The practical agenda in Copenhagen centered on the sectors where both sides see the lowest friction: green shipping, scientific innovation, healthcare cooperation and education exchanges. Wang proposed launching discussions on an updated bilateral green framework. Rasmussen did not commit, but he did not close the door either. China’s recent legislation on outbound investment, which gives Beijing new tools to probe trade barriers and retaliate against nations that block Chinese overseas investors, hangs over those discussions without being named directly in either side’s public statements.

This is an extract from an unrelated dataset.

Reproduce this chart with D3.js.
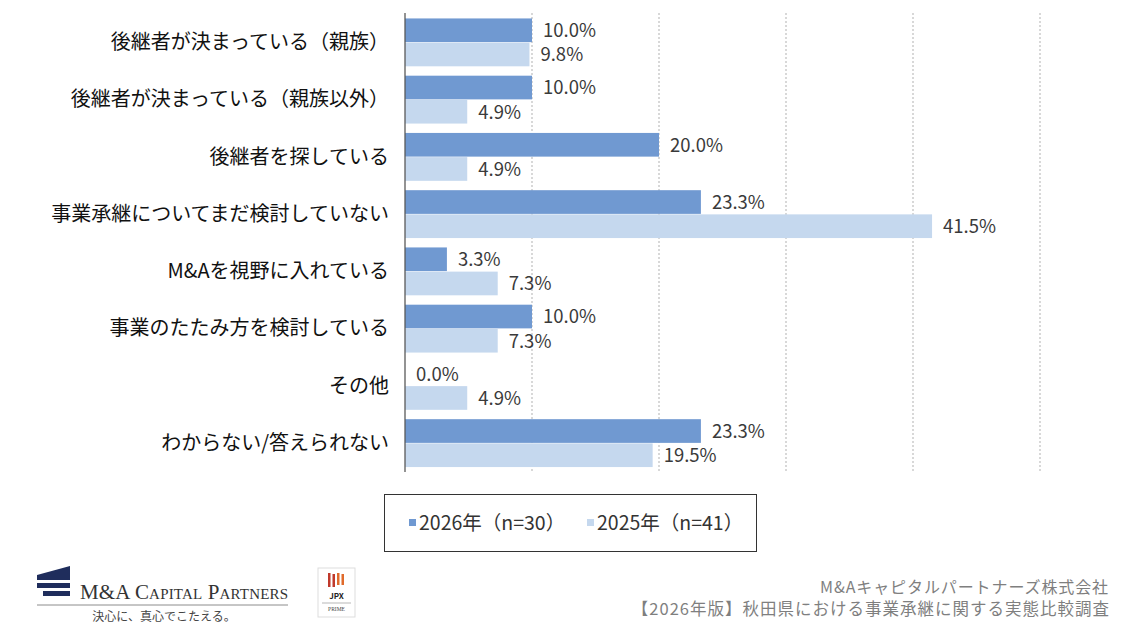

The rest of the schedule will determine how much of that diplomatic opening Beijing can actually convert. In Stockholm, Wang will meet both Prime Minister Ulf Kristersson and Foreign Minister Maria Malmer Stenergard. In Helsinki, he has sessions with President Alexander Stubb and Foreign Minister Elina Valtonen. The tour ends in Oslo on July 8, where Foreign Minister Espen Barth Eide is scheduled to receive him. The access level is notably high: elected heads of government and a head of state, not just foreign ministers, have agreed to sit down.
What explains the access is partly geography and partly the current state of the transatlantic relationship. Nordic governments face a specific version of the China question that their continental European counterparts do not: they are small open economies with high exposure to global supply chains, they sit near Arctic waters where Chinese and Russian activity has been growing, and they have spent the past two years watching American security guarantees become more conditional. That combination does not make them more sympathetic to Beijing. It does make them more interested in knowing exactly where Beijing stands. European powers have been writing their own security frameworks without waiting for Washington, a shift that creates space for bilateral conversations that would have run through a US-centered channel five years ago.
Wang’s language throughout the tour has been multilateralist in register. He called for upholding the UN’s central role and international rule of law, and for opposing what he described as “unilateral and bullying acts,” according to CGTN. He did not name Washington. No one in the room required clarification.
Beijing has made no secret of the strategic logic behind the timing, according to a South China Morning Post analysis. The EU-China relationship has been under considerable strain since a Brussels-Beijing summit a year ago condensed into a single day amid widening trade disputes. Whether a new diplomatic opening exists, with Europe more guarded and more capable of collective action than it was then, is the question Wang’s Nordic tour is designed to probe.
What it will not resolve is the EU’s October deadline. The trade arithmetic has not changed, the subsidy disputes have not been settled, and the investment barriers that prompted China’s new outbound investment legislation remain. Denmark’s willingness to discuss green shipping and healthcare cooperation does not move any of those files. Wang Yi has five days and four capital cities left to find out whether any of the governments he meets are willing to say something publicly more useful than that.